How I dislike thee! Two notables things I heard this weekend at church from ‘da preacher.
A husband and wife had been married for many years. The people around them never saw them fight, disagree or have a moment of conflict. A friend one day asked the husband, “How have you done it all these years?” The man gave a smile and began to tell the story. “It was our honeymoon and we didn’t have much money. So instead of a halfway decent hotel we decided to hike down the Grand Canyon. We got two mules and packed them up and headed out.
About a quarter of the way down her mule stumbled. My wife shook her head and said, ‘That’s one.’ We kept going and about fifteen minutes later the mule stumbled again, this time sending the pack to the ground.
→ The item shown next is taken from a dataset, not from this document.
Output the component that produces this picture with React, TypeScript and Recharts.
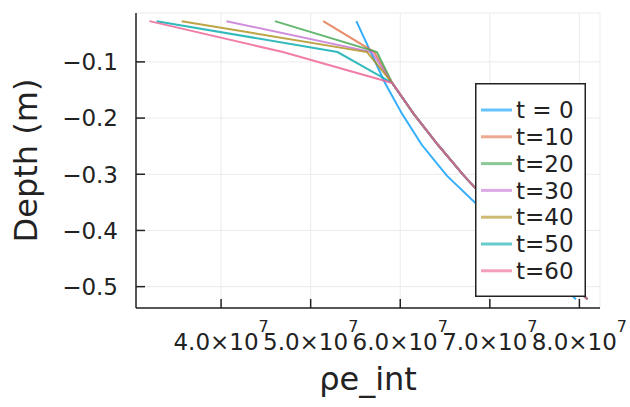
import React from 'react';
import { LineChart, Line, XAxis, YAxis, CartesianGrid, Legend } from 'recharts';

// Depth of each cell centre (m)
const depths = [-0.0275, -0.0825, -0.1375, -0.1925, -0.2475, -0.3025, -0.3575, -0.4125, -0.4675, -0.5225];

// ρe_int values for each time
const rhoT0 = [5.51e7, 5.67e7, 5.83e7, 6.02e7, 6.24e7, 6.52e7, 6.88e7, 7.26e7, 7.62e7, 7.96e7];
const rhoT10 = [5.14e7, 5.71e7, 5.91e7, 6.15e7, 6.42e7, 6.71e7, 7.03e7, 7.37e7, 7.72e7, 8.09e7];
const rhoT20 = [4.6e7, 5.74e7, 5.91e7, 6.15e7, 6.42e7, 6.71e7, 7.03e7, 7.37e7, 7.72e7, 8.09e7];
const rhoT30 = [4.06e7, 5.68e7, 5.91e7, 6.15e7, 6.42e7, 6.71e7, 7.03e7, 7.37e7, 7.72e7, 8.09e7];
const rhoT40 = [3.56e7, 5.63e7, 5.91e7, 6.15e7, 6.42e7, 6.71e7, 7.03e7, 7.37e7, 7.72e7, 8.09e7];
const rhoT50 = [3.28e7, 5.3e7, 5.91e7, 6.15e7, 6.42e7, 6.71e7, 7.03e7, 7.37e7, 7.72e7, 8.09e7];
const rhoT60 = [3.2e7, 4.69e7, 5.91e7, 6.15e7, 6.42e7, 6.71e7, 7.03e7, 7.37e7, 7.72e7, 8.09e7];

const seriesNames = ['t = 0', 't=10', 't=20', 't=30', 't=40', 't=50', 't=60'];
const seriesValues = [rhoT0, rhoT10, rhoT20, rhoT30, rhoT40, rhoT50, rhoT60];
const seriesColors = ['#009AFA', '#E36F47', '#3EA44E', '#C371D2', '#AC8D18', '#00A9AD', '#ED5E93'];

const xTicks = [4e7, 5e7, 6e7, 7e7, 8e7];
const yTicks = [-0.5, -0.4, -0.3, -0.2, -0.1];
const xDomain = [3.05e7, 8.23e7];
const yDomain = [-0.538, -0.013];

const FONT = '"DejaVu Sans", sans-serif';
const INK = '#222';

const seriesData = seriesValues.map((vals) => vals.map((v, i) => ({ rho: v, depth: depths[i] })));

const XTick = (props: any) => {
  const { x, y, payload } = props;
  const mant = (payload.value / 1e7).toFixed(1);
  return (
    <g>
      <line x1={x} y1={y} x2={x} y2={y - 9} stroke={INK} strokeWidth={1.5} />
      <text x={x} y={y + 42} textAnchor="middle" fontFamily={FONT} fontSize={23} fill={INK}>
        <tspan>{mant + '×10'}</tspan>
        <tspan dy={-18} fontSize={16}>7</tspan>
      </text>
    </g>
  );
};

const YTick = (props: any) => {
  const { x, y, payload } = props;
  const label = '\u2212' + Math.abs(payload.value).toFixed(1);
  return (
    <g>
      <line x1={x} y1={y} x2={x + 9} y2={y} stroke={INK} strokeWidth={1.5} />
      <text x={x - 18} y={y} dy="0.36em" textAnchor="end" fontFamily={FONT} fontSize={23} fill={INK}>
        {label}
      </text>
    </g>
  );
};

const renderLegend = (props: any) => {
  const payload = [...(props.payload || [])].sort(
    (a: any, b: any) => seriesNames.indexOf(a.value) - seriesNames.indexOf(b.value)
  );
  return (
    <svg width={111} height={214} style={{ display: 'block' }}>
      <rect x={0.75} y={0.75} width={109.5} height={212.5} fill="#fff" stroke={INK} strokeWidth={1.5} />
      {payload.map((p: any, i: number) => {
        const cy = 27 + i * 26.8;
        return (
          <g key={p.value}>
            <line x1={6} x2={37} y1={cy} y2={cy} stroke={p.color} strokeOpacity={0.6} strokeWidth={3} />
            <text x={41} y={cy} dy="0.36em" fontFamily={FONT} fontSize={23} fill={INK}>
              {p.value}
            </text>
          </g>
        );
      })}
    </svg>
  );
};

export default function App() {
  return (
    <div style={{ position: 'absolute', left: 0, top: 0, width: 630, height: 407, background: '#fff' }}>
      <LineChart width={630} height={407} margin={{ top: 13, right: 30, bottom: 0, left: 0 }}>
        <CartesianGrid stroke="#ebebeb" strokeWidth={1} />
        <XAxis
          type="number"
          dataKey="rho"
          domain={xDomain}
          allowDataOverflow
          ticks={xTicks}
          interval={0}
          height={99}
          tickSize={0}
          tickMargin={0}
          tickLine={false}
          axisLine={{ stroke: INK, strokeWidth: 1.5 }}
          tick={<XTick />}
          label={{ value: 'ρe_int', position: 'insideBottom', offset: 17, fontSize: 32, fill: INK, fontFamily: FONT }}
        />
        <YAxis
          type="number"
          dataKey="depth"
          domain={yDomain}
          allowDataOverflow
          ticks={yTicks}
          interval={0}
          width={136}
          tickSize={0}
          tickMargin={0}
          tickLine={false}
          axisLine={{ stroke: INK, strokeWidth: 1.5 }}
          tick={<YTick />}
          label={{
            value: 'Depth (m)',
            angle: -90,
            position: 'insideLeft',
            offset: 26,
            fontSize: 32,
            fill: INK,
            fontFamily: FONT,
            style: { textAnchor: 'middle' },
          }}
        />
        {seriesData.map((d, i) => (
          <Line
            key={seriesNames[i]}
            data={d}
            dataKey="depth"
            name={seriesNames[i]}
            type="linear"
            stroke={seriesColors[i]}
            strokeOpacity={0.8}
            strokeWidth={2}
            dot={false}
            activeDot={false}
            isAnimationActive={false}
          />
        ))}
        <Legend
          layout="horizontal"
          verticalAlign="middle"
          align="center"
          width={111}
          height={214}
          wrapperStyle={{ left: 475, top: 83, right: 'auto', bottom: 'auto', width: 111, height: 214 }}
          content={renderLegend}
        />
      </LineChart>
    </div>
  );
}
Again my wife shook her head and as she got down and put the pack back on the mule she looked that animal in the eye and said, ‘That’s two.’ We were almost all the way down when the mule stumbled pretty bad and sent my bride to the ground.
She got up and shook her head again. ‘That’s three.’ She took out a pistol and shot the animal between the eyes, killing it instantly. I was in shock! I got down off my mule. ‘Honey, what in the world!? Why did you do that? We needed that mule! We can’t get back up with that…what was that all about?”
She looked me straight in the eye and said, ‘That’s one.’
And more…
I was preaching at a church one day and was on the subject of sin. I had been talking about being without sin. I decided to ask the question, ‘Is there anyone without sin’ thinking that nobody would be able to stand up. So I asked the question and to my surprise one man stood in the back. Flabbergasted I asked the man, “How can you have not sinned your entire life?” The man shook his head. “I’m not standing up for me. I’m representing my wife’s first husband!”
And lastly…
Me and my wife can fight. We can argue. The problem is we are both very strong willed. I also like to get the last word in an argument. We were driving through Kansas one day on a trip somewhere and had been fighting in the car for most of the morning. I should also say I like to say things somtimes to make jokes…and also to get the last word in edgewise. As we came over the hill I spotted some donkeys off to the side in a field.
I turned to my wife, relishing the last word. “Look hon! There’s your family!” My celebration was short lived however as she turned to me, arms crossed and face deadpan. “Only by marriage.”